Copy the lines of the data below exactly, starting at the first and stopping after the line that contains "import seaborn as sns"; include no pictures.
··· Data provided ···
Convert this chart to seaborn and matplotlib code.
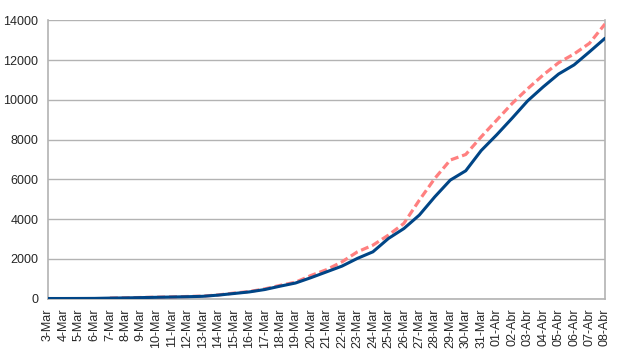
import pandas as pd
import numpy as np
import matplotlib
matplotlib.use('Agg')
import matplotlib.pyplot as plt
import seaborn as sns

# day labels as they appear on the x axis
dias = ['3-Mar', '4-Mar', '5-Mar', '6-Mar', '7-Mar', '8-Mar', '9-Mar', '10-Mar',
        '11-Mar', '12-Mar', '13-Mar', '14-Mar', '15-Mar', '16-Mar', '17-Mar',
        '18-Mar', '19-Mar', '20-Mar', '21-Mar', '22-Mar', '23-Mar', '24-Mar',
        '25-Mar', '26-Mar', '27-Mar', '28-Mar', '29-Mar', '30-Mar', '31-Mar',
        '01-Abr', '02-Abr', '03-Abr', '04-Abr', '05-Abr', '06-Abr', '07-Abr', '08-Abr']

# solid blue series
serie_a = [0, 0, 2, 5, 20, 30, 45, 60, 75, 90, 110, 170, 250, 330, 450, 620, 780,
           1050, 1340, 1630, 2020, 2350, 3020, 3520, 4200, 5120, 5960, 6430, 7450,
           8240, 9080, 9950, 10650, 11300, 11760, 12420, 13100]

# dashed red series (starts on 7-Mar)
serie_b = [np.nan, np.nan, np.nan, np.nan, 20, 35, 50, 65, 80, 100, 120, 180, 270,
           350, 480, 660, 820, 1160, 1450, 1845, 2350, 2685, 3190, 3780, 4950, 6045,
           6970, 7250, 8140, 8980, 9820, 10560, 11250, 11870, 12310, 12850, 13820]

df = pd.DataFrame({'pos': range(len(dias)), 'dia': dias, 'a': serie_a, 'b': serie_b})

sns.set_style('white')
plt.rcParams['font.family'] = ['Liberation Sans', 'DejaVu Sans']

fig = plt.figure(figsize=(6.19, 3.56), dpi=100)
ax = fig.add_axes([48 / 619, 1 - 298.5 / 356, (605 - 48) / 619, (298.5 - 20.4) / 356])

sns.lineplot(data=df, x='pos', y='b', ax=ax, color='#ff8080', linewidth=2.3,
             dashes=False, zorder=3)
ax.lines[-1].set_dashes((2.5, 1.2))
sns.lineplot(data=df, x='pos', y='a', ax=ax, color='#004586', linewidth=2.2, zorder=4)

ax.set_xlim(0, len(dias) - 1)
ax.set_ylim(0, 14000)
ax.set_xticks(df['pos'])
ax.set_xticklabels(dias, rotation=90, fontsize=9)
ax.set_yticks(range(0, 14001, 2000))
ax.tick_params(axis='y', labelsize=9, length=5, color='#b3b3b3', pad=2)
ax.tick_params(axis='x', length=5, color='#b3b3b3', pad=2)
ax.set_xlabel('')
ax.set_ylabel('')

ax.grid(axis='y', color='#b3b3b3', linewidth=1)
ax.set_axisbelow(True)
for s in ['left', 'bottom', 'right']:
    ax.spines[s].set_color('#b3b3b3')
    ax.spines[s].set_linewidth(1.2)
ax.spines['top'].set_visible(False)

plt.savefig('out.png', dpi=100)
···
__The reply__
Convert this chart to seaborn and matplotlib code.
import pandas as pd
import numpy as np
import matplotlib
matplotlib.use('Agg')
import matplotlib.pyplot as plt
import seaborn as sns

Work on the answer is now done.